Diesel-powered UK trains are to be retrofitted with batteries, allowing them to run on low-carbon electricity even on rail lines which have not been electrified.
The battery technology, developed by Hitachi Rail, will enable trains to run on the electrified lines and charge simultaneously. Once the train transitions to a line that has not been electrified it can switch to battery power ensuring that low-carbon journeys can continue.
Hitachi Rail, which is working with Hyperdrive Innovation, believes that the technology can be retrofitted to over 400 trains.
They also plan to develop the battery packs in a battery hub in the North East with two manufacturers looking to mass-produce them.
Hitachi believes its fleets of 275 trains are potential early recipients of the batteries for use in the UK, as well as installing them on new metro and intercity trains that will be needed in the coming years to replace ageing diesel fleets.
Battery trains produce no greenhouse gases if run on renewable energy, no air pollution, and are far quieter, offering passengers cleaner air in stations and less noise disruption.
Installing batteries on to existing fleets can also extend their range and allow passengers to reach stations on non-electrified branch lines without having to change train.
Hitachi said the plan could see Hyperdrive increasing its manufacturing capability up to 30,000 battery packs per year allowing it to double the number of jobs at its Sunderland factory.
Andrew Barr, Group CEO, Hitachi Rail said: “The partnership with Hyperdrive creates shovel-ready opportunity for new battery trains to be ordered now. As well as new trains, this is also a window of opportunity to cut carbon and supercharge a green recovery in the North East and across the UK.”

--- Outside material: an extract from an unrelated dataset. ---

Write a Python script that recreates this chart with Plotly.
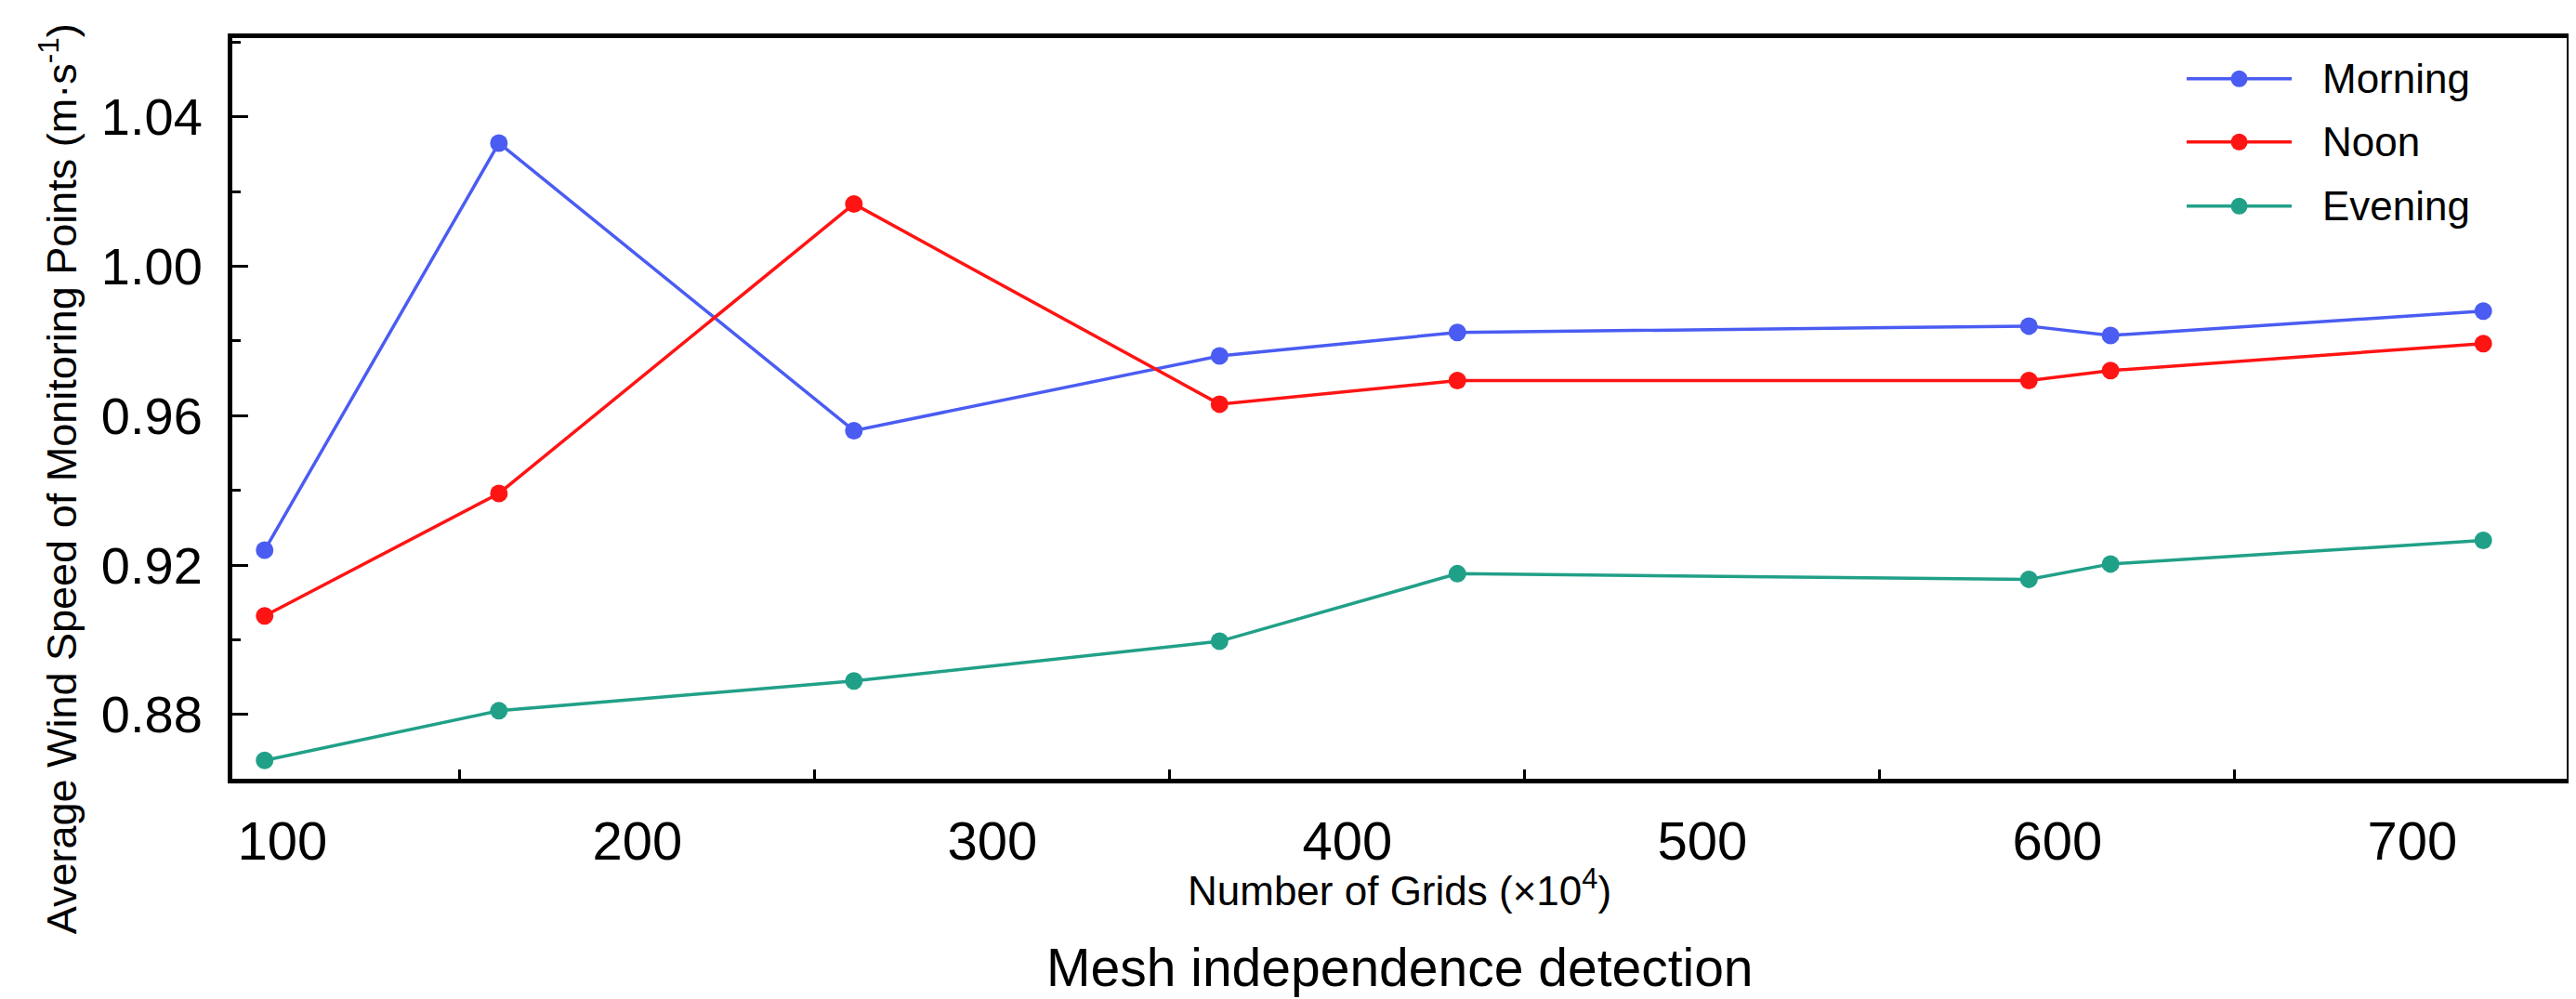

Chris Pennison, Hyperdrive CEO, commented: “Our partnership with Hitachi will secure major investment and jobs in the North East, reinforcing the UK’s battery supply chain and keeping the country on track to reach net-zero by 2050.”
“To date, only 42 per cent of UK railways are electrified, with British trains using 469 million litres of diesel each year, emitting over 2.4m tonnes [of] CO2 annually. The partnership underpins the vision that the rail industry can be a major contributor to the UK government’s target of net zero emissions by 2050 and strengthens the case for home-grown innovation to be at the forefront of the UK’s clean growth strategy.”
Business and Industry Minister, Nadhim Zahawi said: “It’s fantastic to see two innovative companies joining forces to create good quality manufacturing jobs across the North East.
“An emission-free public transport system is vital if we’re to build a stronger, greener economic recovery that spreads prosperity and opportunity across the UK.”